- **The request**:
Repeat exactly the lines of the listing below, please, starting with the first and ending with the line containing "import * as"; leave out the rest.
-- start of Supplied data --
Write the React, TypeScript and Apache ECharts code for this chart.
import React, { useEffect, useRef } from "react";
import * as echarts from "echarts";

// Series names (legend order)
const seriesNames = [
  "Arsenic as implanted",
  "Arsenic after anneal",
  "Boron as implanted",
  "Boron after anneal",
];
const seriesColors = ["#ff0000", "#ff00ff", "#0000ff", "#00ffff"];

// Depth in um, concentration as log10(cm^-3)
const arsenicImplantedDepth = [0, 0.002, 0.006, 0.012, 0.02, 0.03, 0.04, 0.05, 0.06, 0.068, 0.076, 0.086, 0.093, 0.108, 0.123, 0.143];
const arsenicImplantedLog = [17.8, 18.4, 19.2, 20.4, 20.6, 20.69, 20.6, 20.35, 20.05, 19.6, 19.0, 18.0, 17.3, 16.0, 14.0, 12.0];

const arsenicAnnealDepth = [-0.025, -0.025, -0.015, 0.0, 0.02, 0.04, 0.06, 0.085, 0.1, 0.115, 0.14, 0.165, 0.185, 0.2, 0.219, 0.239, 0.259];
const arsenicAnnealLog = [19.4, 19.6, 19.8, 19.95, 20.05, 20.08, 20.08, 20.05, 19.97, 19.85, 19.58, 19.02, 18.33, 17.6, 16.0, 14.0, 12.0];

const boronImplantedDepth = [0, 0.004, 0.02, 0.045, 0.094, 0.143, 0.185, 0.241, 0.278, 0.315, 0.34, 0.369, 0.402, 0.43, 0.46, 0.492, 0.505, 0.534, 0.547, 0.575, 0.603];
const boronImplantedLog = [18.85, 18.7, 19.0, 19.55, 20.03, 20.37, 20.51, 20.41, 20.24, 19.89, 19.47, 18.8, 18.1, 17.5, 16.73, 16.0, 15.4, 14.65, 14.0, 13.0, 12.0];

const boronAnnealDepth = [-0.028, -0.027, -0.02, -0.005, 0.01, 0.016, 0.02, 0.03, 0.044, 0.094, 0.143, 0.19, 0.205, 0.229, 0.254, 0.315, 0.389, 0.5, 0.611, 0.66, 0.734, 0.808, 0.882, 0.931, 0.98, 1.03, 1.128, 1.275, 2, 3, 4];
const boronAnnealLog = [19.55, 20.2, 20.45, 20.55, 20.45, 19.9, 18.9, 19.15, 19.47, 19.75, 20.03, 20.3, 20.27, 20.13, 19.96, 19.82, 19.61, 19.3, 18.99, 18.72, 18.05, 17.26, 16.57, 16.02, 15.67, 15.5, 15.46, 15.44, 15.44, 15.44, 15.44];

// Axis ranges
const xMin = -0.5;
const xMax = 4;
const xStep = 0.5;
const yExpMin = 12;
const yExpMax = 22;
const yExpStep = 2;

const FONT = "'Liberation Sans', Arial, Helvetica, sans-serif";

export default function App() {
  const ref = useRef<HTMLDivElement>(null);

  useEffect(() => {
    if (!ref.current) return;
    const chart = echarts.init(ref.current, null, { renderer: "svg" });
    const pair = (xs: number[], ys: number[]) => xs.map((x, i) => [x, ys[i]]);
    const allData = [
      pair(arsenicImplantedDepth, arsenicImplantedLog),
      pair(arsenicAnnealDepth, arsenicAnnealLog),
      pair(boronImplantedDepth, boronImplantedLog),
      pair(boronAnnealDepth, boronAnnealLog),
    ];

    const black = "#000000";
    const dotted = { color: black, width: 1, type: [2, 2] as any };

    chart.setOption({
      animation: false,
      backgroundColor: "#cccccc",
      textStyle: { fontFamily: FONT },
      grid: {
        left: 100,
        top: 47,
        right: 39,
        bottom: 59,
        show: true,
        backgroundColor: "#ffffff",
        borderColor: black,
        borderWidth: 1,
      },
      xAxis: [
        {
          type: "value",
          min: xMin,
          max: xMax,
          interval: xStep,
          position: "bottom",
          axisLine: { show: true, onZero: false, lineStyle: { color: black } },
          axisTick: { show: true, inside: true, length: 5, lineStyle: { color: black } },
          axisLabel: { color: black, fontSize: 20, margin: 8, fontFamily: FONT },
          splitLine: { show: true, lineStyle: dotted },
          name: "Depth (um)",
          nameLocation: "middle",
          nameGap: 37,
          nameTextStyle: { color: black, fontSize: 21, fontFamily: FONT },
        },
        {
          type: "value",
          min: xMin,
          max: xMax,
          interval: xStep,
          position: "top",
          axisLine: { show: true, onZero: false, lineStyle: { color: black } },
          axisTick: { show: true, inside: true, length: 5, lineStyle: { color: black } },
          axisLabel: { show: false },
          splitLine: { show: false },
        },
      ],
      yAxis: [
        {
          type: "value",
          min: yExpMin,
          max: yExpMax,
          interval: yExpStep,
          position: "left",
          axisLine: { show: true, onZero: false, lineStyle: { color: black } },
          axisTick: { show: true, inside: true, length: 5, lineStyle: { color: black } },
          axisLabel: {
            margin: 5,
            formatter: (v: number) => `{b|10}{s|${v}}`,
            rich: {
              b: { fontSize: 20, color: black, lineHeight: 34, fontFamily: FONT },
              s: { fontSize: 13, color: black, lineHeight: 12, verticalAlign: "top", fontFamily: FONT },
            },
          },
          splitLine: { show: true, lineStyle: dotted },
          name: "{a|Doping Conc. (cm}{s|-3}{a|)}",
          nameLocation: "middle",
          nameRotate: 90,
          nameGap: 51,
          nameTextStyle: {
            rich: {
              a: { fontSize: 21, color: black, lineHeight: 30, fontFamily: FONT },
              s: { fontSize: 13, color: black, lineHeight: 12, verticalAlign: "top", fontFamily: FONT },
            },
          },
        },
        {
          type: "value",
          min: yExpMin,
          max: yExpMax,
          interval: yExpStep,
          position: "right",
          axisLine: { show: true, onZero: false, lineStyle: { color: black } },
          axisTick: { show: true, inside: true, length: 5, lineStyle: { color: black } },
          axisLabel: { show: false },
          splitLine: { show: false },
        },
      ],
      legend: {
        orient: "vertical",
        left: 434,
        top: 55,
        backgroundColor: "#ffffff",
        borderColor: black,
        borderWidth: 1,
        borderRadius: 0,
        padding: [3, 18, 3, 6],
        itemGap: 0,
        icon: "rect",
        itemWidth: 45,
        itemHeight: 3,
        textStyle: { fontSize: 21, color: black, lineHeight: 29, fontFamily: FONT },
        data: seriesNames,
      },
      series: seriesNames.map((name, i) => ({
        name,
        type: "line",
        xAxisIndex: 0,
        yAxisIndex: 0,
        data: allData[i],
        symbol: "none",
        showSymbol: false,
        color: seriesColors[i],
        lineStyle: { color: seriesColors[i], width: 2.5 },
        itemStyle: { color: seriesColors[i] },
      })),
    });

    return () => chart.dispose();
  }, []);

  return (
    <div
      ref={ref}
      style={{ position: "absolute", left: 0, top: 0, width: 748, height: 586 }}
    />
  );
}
-- end of Supplied data --
- **Written solution**:
Write the React, TypeScript and Apache ECharts code for this chart.
import React, { useEffect, useRef } from "react";
import * as echarts from "echarts";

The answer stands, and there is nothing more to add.